It’s seems only right to begin with the mind. Our buzzing, busy control centre that houses our personality, and changes constantly from conception to death. Swimming as babies helps the rapidly growing brain develop; swimming as an adult helps steady a busy mind. So that’s where this story starts.
Stimulated, suppressed, stretched, strained on a daily basis, I swore to be more mindful this year. Like a lot of people, my mind scrambles through a million possible futures rather than experiencing the moment. Except for when I’m swimming.
When I swim, it’s all about the catch, the sweep, the pull. The rhythm of my breath, the feeling of cutting through the water, or the way this new hat is cutting into the back of my neck! When I swim outdoors, it’s intensified: with no tuck and turn, the rhythm of my stroke and breath sings without interruption through the cold water, beneath the sky. And the chafe of a wetsuit beats the squeeze of a tight hat any day of the week!
It’s a beautiful activity quite unlike any other. It’s taken me from coast, to river, to mountain lake. Last year, I started taking recreational open water swimming a little more seriously with my first open water event. And joined a club of wonderful swimming geeks to support my training.

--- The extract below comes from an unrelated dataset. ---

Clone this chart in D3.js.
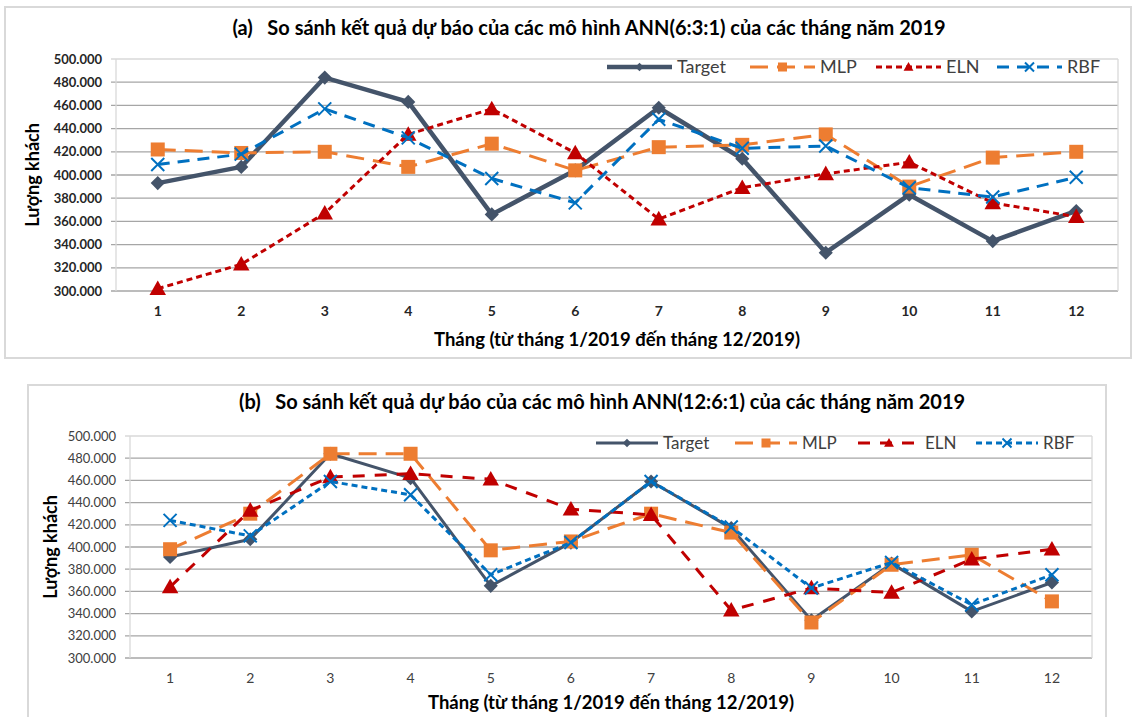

It’s a joyful activity that does not discriminate. I’ve seen tiny babies, people with disabilities, young and elderly folk enjoy the water alike. Six years ago, I started teaching parents how to teach their babies to swim, and saw the magical, bonding experience I’d had with my own water babies play out again and again.
For me, it’s those feel good hormones from exercising, and the focus on the here and now. When I swim outdoors, it’s also just being in the world.
This blog will explore the psychology, philosophy and physiology of swimming, as well as the practical and personal aspects.